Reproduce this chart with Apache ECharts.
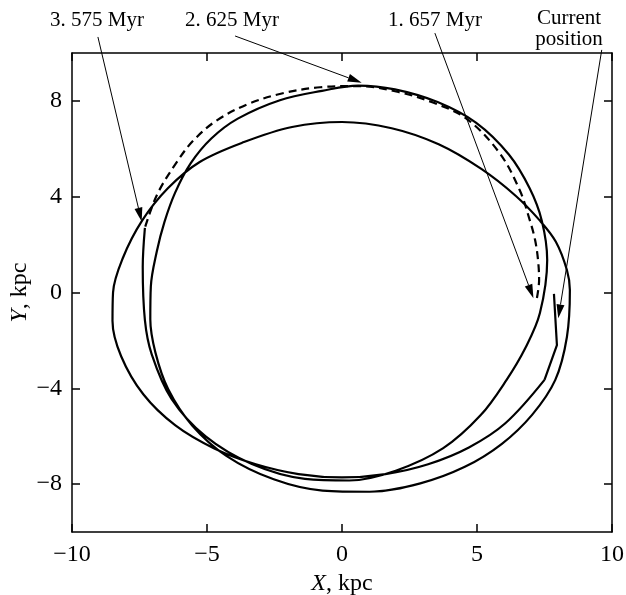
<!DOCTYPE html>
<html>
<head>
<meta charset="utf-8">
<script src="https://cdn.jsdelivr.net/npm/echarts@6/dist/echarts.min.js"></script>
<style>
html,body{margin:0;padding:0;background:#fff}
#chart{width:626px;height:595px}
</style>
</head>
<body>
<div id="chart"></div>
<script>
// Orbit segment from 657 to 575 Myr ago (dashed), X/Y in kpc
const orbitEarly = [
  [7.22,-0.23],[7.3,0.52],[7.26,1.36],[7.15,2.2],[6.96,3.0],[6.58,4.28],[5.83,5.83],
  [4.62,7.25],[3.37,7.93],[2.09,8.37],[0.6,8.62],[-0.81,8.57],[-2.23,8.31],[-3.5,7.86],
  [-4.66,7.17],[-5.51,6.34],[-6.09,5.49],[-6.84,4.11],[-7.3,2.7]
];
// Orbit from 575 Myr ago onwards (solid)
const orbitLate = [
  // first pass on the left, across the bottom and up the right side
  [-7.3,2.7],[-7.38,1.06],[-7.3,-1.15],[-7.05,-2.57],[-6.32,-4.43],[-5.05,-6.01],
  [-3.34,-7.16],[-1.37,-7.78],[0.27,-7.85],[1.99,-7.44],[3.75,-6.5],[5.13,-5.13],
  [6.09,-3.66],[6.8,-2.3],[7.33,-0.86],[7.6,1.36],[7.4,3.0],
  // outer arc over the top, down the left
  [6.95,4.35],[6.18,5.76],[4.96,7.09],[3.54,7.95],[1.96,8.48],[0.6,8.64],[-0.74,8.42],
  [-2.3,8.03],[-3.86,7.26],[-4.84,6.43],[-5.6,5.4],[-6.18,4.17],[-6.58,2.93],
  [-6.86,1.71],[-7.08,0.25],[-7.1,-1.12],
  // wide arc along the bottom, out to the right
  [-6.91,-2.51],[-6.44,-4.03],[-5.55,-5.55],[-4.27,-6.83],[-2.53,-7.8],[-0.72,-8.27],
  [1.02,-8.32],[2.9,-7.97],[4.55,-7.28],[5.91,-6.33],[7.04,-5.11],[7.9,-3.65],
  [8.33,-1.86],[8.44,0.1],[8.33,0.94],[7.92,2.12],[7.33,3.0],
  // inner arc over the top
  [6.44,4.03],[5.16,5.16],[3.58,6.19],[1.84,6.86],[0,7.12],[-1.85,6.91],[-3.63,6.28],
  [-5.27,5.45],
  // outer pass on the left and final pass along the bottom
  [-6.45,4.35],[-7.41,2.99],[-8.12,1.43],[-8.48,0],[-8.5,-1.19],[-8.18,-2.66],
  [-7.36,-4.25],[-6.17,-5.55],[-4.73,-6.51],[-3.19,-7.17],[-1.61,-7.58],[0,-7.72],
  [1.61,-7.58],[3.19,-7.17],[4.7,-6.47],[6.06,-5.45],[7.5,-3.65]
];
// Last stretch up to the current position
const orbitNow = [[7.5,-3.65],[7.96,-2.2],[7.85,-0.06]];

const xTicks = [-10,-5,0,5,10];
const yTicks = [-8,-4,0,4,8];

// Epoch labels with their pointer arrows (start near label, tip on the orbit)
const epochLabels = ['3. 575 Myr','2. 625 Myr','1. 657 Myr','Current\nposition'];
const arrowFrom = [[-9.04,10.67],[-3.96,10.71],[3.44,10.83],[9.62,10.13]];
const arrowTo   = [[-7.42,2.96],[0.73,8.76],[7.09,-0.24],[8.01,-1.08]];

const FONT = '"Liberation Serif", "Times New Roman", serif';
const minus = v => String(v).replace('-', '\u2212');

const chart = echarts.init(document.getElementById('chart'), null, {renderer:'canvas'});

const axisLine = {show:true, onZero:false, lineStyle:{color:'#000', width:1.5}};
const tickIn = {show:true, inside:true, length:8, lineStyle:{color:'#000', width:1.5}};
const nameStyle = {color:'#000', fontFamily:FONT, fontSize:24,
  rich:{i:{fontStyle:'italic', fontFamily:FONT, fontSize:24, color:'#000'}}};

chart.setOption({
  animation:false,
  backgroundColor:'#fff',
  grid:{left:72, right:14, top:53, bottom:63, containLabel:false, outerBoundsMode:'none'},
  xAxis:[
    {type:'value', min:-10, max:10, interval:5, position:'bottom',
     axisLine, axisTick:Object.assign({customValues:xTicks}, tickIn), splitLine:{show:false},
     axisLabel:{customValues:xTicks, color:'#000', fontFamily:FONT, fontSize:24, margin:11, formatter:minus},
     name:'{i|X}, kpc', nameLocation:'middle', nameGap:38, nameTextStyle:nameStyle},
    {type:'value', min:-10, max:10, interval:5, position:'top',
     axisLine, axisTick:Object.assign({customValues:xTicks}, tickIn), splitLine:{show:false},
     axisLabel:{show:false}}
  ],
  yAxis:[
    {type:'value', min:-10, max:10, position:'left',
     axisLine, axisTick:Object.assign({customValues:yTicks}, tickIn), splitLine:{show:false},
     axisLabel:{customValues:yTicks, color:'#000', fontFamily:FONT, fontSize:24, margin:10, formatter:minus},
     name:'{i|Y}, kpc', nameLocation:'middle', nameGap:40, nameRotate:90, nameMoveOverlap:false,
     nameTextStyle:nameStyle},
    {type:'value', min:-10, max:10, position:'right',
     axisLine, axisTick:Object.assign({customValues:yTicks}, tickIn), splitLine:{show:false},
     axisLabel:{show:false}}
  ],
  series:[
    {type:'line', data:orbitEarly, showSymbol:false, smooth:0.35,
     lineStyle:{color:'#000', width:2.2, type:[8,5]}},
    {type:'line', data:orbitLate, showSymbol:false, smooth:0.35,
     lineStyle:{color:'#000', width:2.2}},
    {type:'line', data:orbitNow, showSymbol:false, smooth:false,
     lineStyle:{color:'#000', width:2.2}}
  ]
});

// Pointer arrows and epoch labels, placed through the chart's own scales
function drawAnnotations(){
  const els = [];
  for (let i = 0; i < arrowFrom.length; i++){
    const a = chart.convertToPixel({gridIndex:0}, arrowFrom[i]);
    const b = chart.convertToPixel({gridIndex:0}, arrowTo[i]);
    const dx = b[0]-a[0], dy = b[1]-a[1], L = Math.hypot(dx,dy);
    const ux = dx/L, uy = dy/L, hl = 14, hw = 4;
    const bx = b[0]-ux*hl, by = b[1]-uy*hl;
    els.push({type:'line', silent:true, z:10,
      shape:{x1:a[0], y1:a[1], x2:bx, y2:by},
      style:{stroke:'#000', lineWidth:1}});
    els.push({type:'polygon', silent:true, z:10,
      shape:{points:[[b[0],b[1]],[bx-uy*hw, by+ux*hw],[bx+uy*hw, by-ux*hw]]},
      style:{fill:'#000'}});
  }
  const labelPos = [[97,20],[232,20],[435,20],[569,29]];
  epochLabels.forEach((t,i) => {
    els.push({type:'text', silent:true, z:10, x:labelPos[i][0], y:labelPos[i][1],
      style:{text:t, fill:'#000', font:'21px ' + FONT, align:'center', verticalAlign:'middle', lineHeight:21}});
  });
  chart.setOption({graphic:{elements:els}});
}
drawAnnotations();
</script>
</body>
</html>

**SET EXERCISE**
Return each line from the material above exactly, but not the pictures.

**PROBLEM SOLUTION**
Reproduce this chart with Apache ECharts.
<!DOCTYPE html>
<html>
<head>
<meta charset="utf-8">
<script src="https://cdn.jsdelivr.net/npm/echarts@6/dist/echarts.min.js"></script>
<style>
html,body{margin:0;padding:0;background:#fff}
#chart{width:626px;height:595px}
</style>
</head>
<body>
<div id="chart"></div>
<script>
// Orbit segment from 657 to 575 Myr ago (dashed), X/Y in kpc
const orbitEarly = [
  [7.22,-0.23],[7.3,0.52],[7.26,1.36],[7.15,2.2],[6.96,3.0],[6.58,4.28],[5.83,5.83],
  [4.62,7.25],[3.37,7.93],[2.09,8.37],[0.6,8.62],[-0.81,8.57],[-2.23,8.31],[-3.5,7.86],
  [-4.66,7.17],[-5.51,6.34],[-6.09,5.49],[-6.84,4.11],[-7.3,2.7]
];
// Orbit from 575 Myr ago onwards (solid)
const orbitLate = [
  // first pass on the left, across the bottom and up the right side
  [-7.3,2.7],[-7.38,1.06],[-7.3,-1.15],[-7.05,-2.57],[-6.32,-4.43],[-5.05,-6.01],
  [-3.34,-7.16],[-1.37,-7.78],[0.27,-7.85],[1.99,-7.44],[3.75,-6.5],[5.13,-5.13],
  [6.09,-3.66],[6.8,-2.3],[7.33,-0.86],[7.6,1.36],[7.4,3.0],
  // outer arc over the top, down the left
  [6.95,4.35],[6.18,5.76],[4.96,7.09],[3.54,7.95],[1.96,8.48],[0.6,8.64],[-0.74,8.42],
  [-2.3,8.03],[-3.86,7.26],[-4.84,6.43],[-5.6,5.4],[-6.18,4.17],[-6.58,2.93],
  [-6.86,1.71],[-7.08,0.25],[-7.1,-1.12],
  // wide arc along the bottom, out to the right
  [-6.91,-2.51],[-6.44,-4.03],[-5.55,-5.55],[-4.27,-6.83],[-2.53,-7.8],[-0.72,-8.27],
  [1.02,-8.32],[2.9,-7.97],[4.55,-7.28],[5.91,-6.33],[7.04,-5.11],[7.9,-3.65],
  [8.33,-1.86],[8.44,0.1],[8.33,0.94],[7.92,2.12],[7.33,3.0],
  // inner arc over the top
  [6.44,4.03],[5.16,5.16],[3.58,6.19],[1.84,6.86],[0,7.12],[-1.85,6.91],[-3.63,6.28],
  [-5.27,5.45],
  // outer pass on the left and final pass along the bottom
  [-6.45,4.35],[-7.41,2.99],[-8.12,1.43],[-8.48,0],[-8.5,-1.19],[-8.18,-2.66],
  [-7.36,-4.25],[-6.17,-5.55],[-4.73,-6.51],[-3.19,-7.17],[-1.61,-7.58],[0,-7.72],
  [1.61,-7.58],[3.19,-7.17],[4.7,-6.47],[6.06,-5.45],[7.5,-3.65]
];
// Last stretch up to the current position
const orbitNow = [[7.5,-3.65],[7.96,-2.2],[7.85,-0.06]];

const xTicks = [-10,-5,0,5,10];
const yTicks = [-8,-4,0,4,8];

// Epoch labels with their pointer arrows (start near label, tip on the orbit)
const epochLabels = ['3. 575 Myr','2. 625 Myr','1. 657 Myr','Current\nposition'];
const arrowFrom = [[-9.04,10.67],[-3.96,10.71],[3.44,10.83],[9.62,10.13]];
const arrowTo   = [[-7.42,2.96],[0.73,8.76],[7.09,-0.24],[8.01,-1.08]];

const FONT = '"Liberation Serif", "Times New Roman", serif';
const minus = v => String(v).replace('-', '\u2212');

const chart = echarts.init(document.getElementById('chart'), null, {renderer:'canvas'});

const axisLine = {show:true, onZero:false, lineStyle:{color:'#000', width:1.5}};
const tickIn = {show:true, inside:true, length:8, lineStyle:{color:'#000', width:1.5}};
const nameStyle = {color:'#000', fontFamily:FONT, fontSize:24,
  rich:{i:{fontStyle:'italic', fontFamily:FONT, fontSize:24, color:'#000'}}};

chart.setOption({
  animation:false,
  backgroundColor:'#fff',
  grid:{left:72, right:14, top:53, bottom:63, containLabel:false, outerBoundsMode:'none'},
  xAxis:[
    {type:'value', min:-10, max:10, interval:5, position:'bottom',
     axisLine, axisTick:Object.assign({customValues:xTicks}, tickIn), splitLine:{show:false},
     axisLabel:{customValues:xTicks, color:'#000', fontFamily:FONT, fontSize:24, margin:11, formatter:minus},
     name:'{i|X}, kpc', nameLocation:'middle', nameGap:38, nameTextStyle:nameStyle},
    {type:'value', min:-10, max:10, interval:5, position:'top',
     axisLine, axisTick:Object.assign({customValues:xTicks}, tickIn), splitLine:{show:false},
     axisLabel:{show:false}}
  ],
  yAxis:[
    {type:'value', min:-10, max:10, position:'left',
     axisLine, axisTick:Object.assign({customValues:yTicks}, tickIn), splitLine:{show:false},
     axisLabel:{customValues:yTicks, color:'#000', fontFamily:FONT, fontSize:24, margin:10, formatter:minus},
     name:'{i|Y}, kpc', nameLocation:'middle', nameGap:40, nameRotate:90, nameMoveOverlap:false,
     nameTextStyle:nameStyle},
    {type:'value', min:-10, max:10, position:'right',
     axisLine, axisTick:Object.assign({customValues:yTicks}, tickIn), splitLine:{show:false},
     axisLabel:{show:false}}
  ],
  series:[
    {type:'line', data:orbitEarly, showSymbol:false, smooth:0.35,
     lineStyle:{color:'#000', width:2.2, type:[8,5]}},
    {type:'line', data:orbitLate, showSymbol:false, smooth:0.35,
     lineStyle:{color:'#000', width:2.2}},
    {type:'line', data:orbitNow, showSymbol:false, smooth:false,
     lineStyle:{color:'#000', width:2.2}}
  ]
});

// Pointer arrows and epoch labels, placed through the chart's own scales
function drawAnnotations(){
  const els = [];
  for (let i = 0; i < arrowFrom.length; i++){
    const a = chart.convertToPixel({gridIndex:0}, arrowFrom[i]);
    const b = chart.convertToPixel({gridIndex:0}, arrowTo[i]);
    const dx = b[0]-a[0], dy = b[1]-a[1], L = Math.hypot(dx,dy);
    const ux = dx/L, uy = dy/L, hl = 14, hw = 4;
    const bx = b[0]-ux*hl, by = b[1]-uy*hl;
    els.push({type:'line', silent:true, z:10,
      shape:{x1:a[0], y1:a[1], x2:bx, y2:by},
      style:{stroke:'#000', lineWidth:1}});
    els.push({type:'polygon', silent:true, z:10,
      shape:{points:[[b[0],b[1]],[bx-uy*hw, by+ux*hw],[bx+uy*hw, by-ux*hw]]},
      style:{fill:'#000'}});
  }
  const labelPos = [[97,20],[232,20],[435,20],[569,29]];
  epochLabels.forEach((t,i) => {
    els.push({type:'text', silent:true, z:10, x:labelPos[i][0], y:labelPos[i][1],
      style:{text:t, fill:'#000', font:'21px ' + FONT, align:'center', verticalAlign:'middle', lineHeight:21}});
  });
  chart.setOption({graphic:{elements:els}});
}
drawAnnotations();
</script>
</body>
</html>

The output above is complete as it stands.